Life Sentence for Gamer...
A Chinese online game player who stabbed a competitor to death for selling his cyber-sword has been given a suspended death sentence, which in effect means life imprisonment.
The case had created a dilemma in China where no law exists for the ownership of virtual weapons.
Qiu Chengwei, 41, stabbed competitor Zhu Caoyuan in the chest after he was told Zhu had sold Chengwei's "dragon sabre," used in the popular online game, "Legend of Mir 3," the China Daily said Wednesday.
"Legend of Mir 3" features heroes and villains, sorcerers and warriors, many of whom wield enormous swords.
Qiu was sentenced to death "with a two-year reprieve," which in effect means life behind bars. That, in turn, could be reduced to 15 years if he behaves well, the newspaper said of the sentence which has angered the victim's family.
"My son was only 26 when he died," said Zhu Huimin, the dead man's father, who is planning to appeal. "He was sleeping when Qiu broke into his home. He was barely able to put on his pants before Qiu stabbed him.

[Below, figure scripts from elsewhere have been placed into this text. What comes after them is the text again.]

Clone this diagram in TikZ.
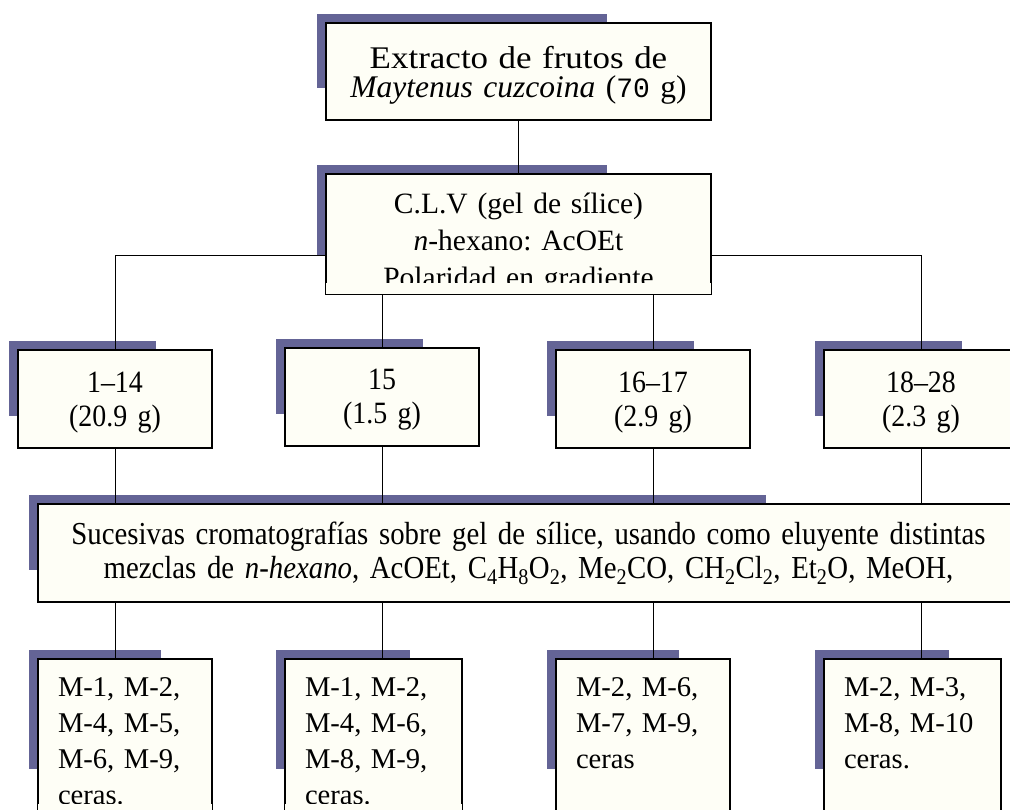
\documentclass[tikz,border=0pt]{standalone}
\usepackage{fontspec}
\setmainfont{Liberation Serif}
\newfontfamily\widefont{Liberation Serif}[FakeStretch=1.11]
\newfontfamily\narrowfont{Liberation Serif}[FakeStretch=0.9]
\newfontfamily\digitfont{Liberation Mono}
\usetikzlibrary{calc,backgrounds}
\frenchspacing

\definecolor{boxfill}{RGB}{254,254,246}
\definecolor{dropblue}{RGB}{100,100,150}

% block sticking out behind the upper left corner of a box
\newcommand{\dropblock}[1]{%
  \fill[dropblue] ($(#1.north west)+(-8,-8)$) rectangle ($(#1.north west)!0.75!(#1.south east)+(-8,-8)$);}
% text running into the bottom margin of a box is hidden
\newcommand{\bottommargin}[1]{%
  \fill[boxfill] ($(#1.south west)+(1,-12)$) rectangle ($(#1.south east)+(-1,-1)$);}

\begin{document}
\begin{tikzpicture}[x=1pt, y=-1pt, line width=2pt,
    box/.style={draw, fill=boxfill, inner sep=0pt, align=center, anchor=north west},
    frac/.style={box, text width=194pt, text height=42pt, text depth=56pt, font=\narrowfont\fontsize{31}{34}\selectfont},
    list/.style={box, align=left, text width=#1, inner xsep=20pt, text height=37pt, text depth=119pt,
                 font=\fontsize{28.6}{36}\selectfont}]
   \useasboundingbox (0,0) rectangle (1010,810);
   \clip (0,0) rectangle (1010,810);

   \node[box, text width=385pt, text height=46pt, text depth=51pt, font=\fontsize{31.5}{29}\selectfont]
      (extract) at (325,22) {{\widefont Extracto de frutos de}\\\textit{Maytenus cuzcoina} ({\digitfont\fontsize{28}{29}\selectfont 70} g)};
   \node[box, text width=385pt, text height=40pt, text depth=80pt, font=\fontsize{29.5}{37}\selectfont]
      (clv) at (325,173) {C.L.V (gel de sílice)\\\textit{n}-hexano: AcOEt\\Polaridad en gradiente};

   % fractions
   \node[frac] (f1) at (17,349)  {1–14\\(20.9 g)};
   \node[frac] (f2) at (284,347) {15\\(1.5 g)};
   \node[frac] (f3) at (555,349) {16–17\\(2.9 g)};
   \node[frac] (f4) at (823,349) {18–28\\(2.3 g)};

   \node[box, text width=981pt, text height=40pt, text depth=58pt, font=\narrowfont\fontsize{32}{34}\selectfont]
      (sil) at (37,503) {Sucesivas cromatografías sobre gel de sílice, usando como eluyente distintas\\
      mezclas de \textit{n-hexano}, AcOEt, C\textsubscript{4}H\textsubscript{8}O\textsubscript{2}, Me\textsubscript{2}CO,
      CH\textsubscript{2}Cl\textsubscript{2}, Et\textsubscript{2}O, MeOH,};

   % compounds
   \node[list=134pt] (m1) at (37,658)  {M-1, M-2,\\M-4, M-5,\\M-6, M-9,\\ceras.};
   \node[list=137pt] (m2) at (284,658) {M-1, M-2,\\M-4, M-6,\\M-8, M-9,\\ceras.};
   \node[list=134pt] (m3) at (555,658) {M-2, M-6,\\M-7, M-9,\\ceras};
   \node[list=137pt] (m4) at (823,658) {M-2, M-3,\\M-8, M-10\\ceras.};

   \bottommargin{clv}
   \bottommargin{m1}
   \bottommargin{m2}

   \begin{scope}[on background layer]
      \dropblock{extract}
      \dropblock{clv}
      \dropblock{f1}
      \dropblock{f2}
      \dropblock{f3}
      \dropblock{f4}
      \dropblock{sil}
      \dropblock{m1}
      \dropblock{m2}
      \dropblock{m3}
      \dropblock{m4}

      \coordinate (bus) at ([yshift=40pt]clv.south);
      \draw (extract.south) -- (clv.north);
      \draw (f1.north) -- (f1.north |- bus) -- (f4.north |- bus) -- (f4.north);
      \draw (f2.north) -- (f2.north |- bus);
      \draw (f3.north) -- (f3.north |- bus);

      \draw (f1.south) -- (f1.south |- sil.north);
      \draw (f2.south) -- (f2.south |- sil.north);
      \draw (f3.south) -- (f3.south |- sil.north);
      \draw (f4.south) -- (f4.south |- sil.north);

      \draw (f1.south |- sil.south) -- (f1.south |- m1.north);
      \draw (f2.south |- sil.south) -- (f2.south |- m2.north);
      \draw (f3.south |- sil.south) -- (f3.south |- m3.north);
      \draw (f4.south |- sil.south) -- (f4.south |- m4.north);
   \end{scope}
\end{tikzpicture}
\end{document}
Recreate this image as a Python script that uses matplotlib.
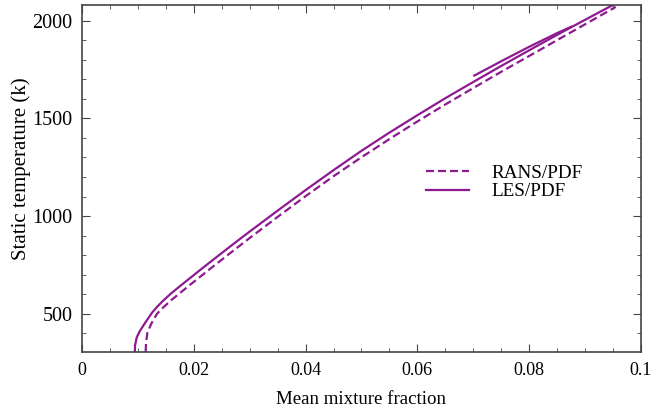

"We want Qiu to die, and immediately."
Qiu and a friend jointly won their weapon last February, and lent it to Zhu who then sold it for 7,200 yuan ($870), the newspaper said.
Qui went to the police to report the "theft" but was told the weapon was not real property protected by law.
"Zhu promised to hand over the cash but an angry Qui lost patience and attacked Zhu at his home, stabbing him in the left chest with great force and killing him," the court was told.
More and more online gamers are seeking justice through the courts over stolen weapons and credits, the newspaper said at the time the case went to trial.
"The armor and swords in games should be deemed as private property as players have to spend money and time for them," Wang Zongyu, an associate law professor at Beijing's Renmin University of China, was quoted as saying.
But other experts have called for caution. "The 'assets' of one player could mean nothing to others as they are by nature just data created by game providers," a lawyer for a Shanghai-based Internet game company was quoted as saying.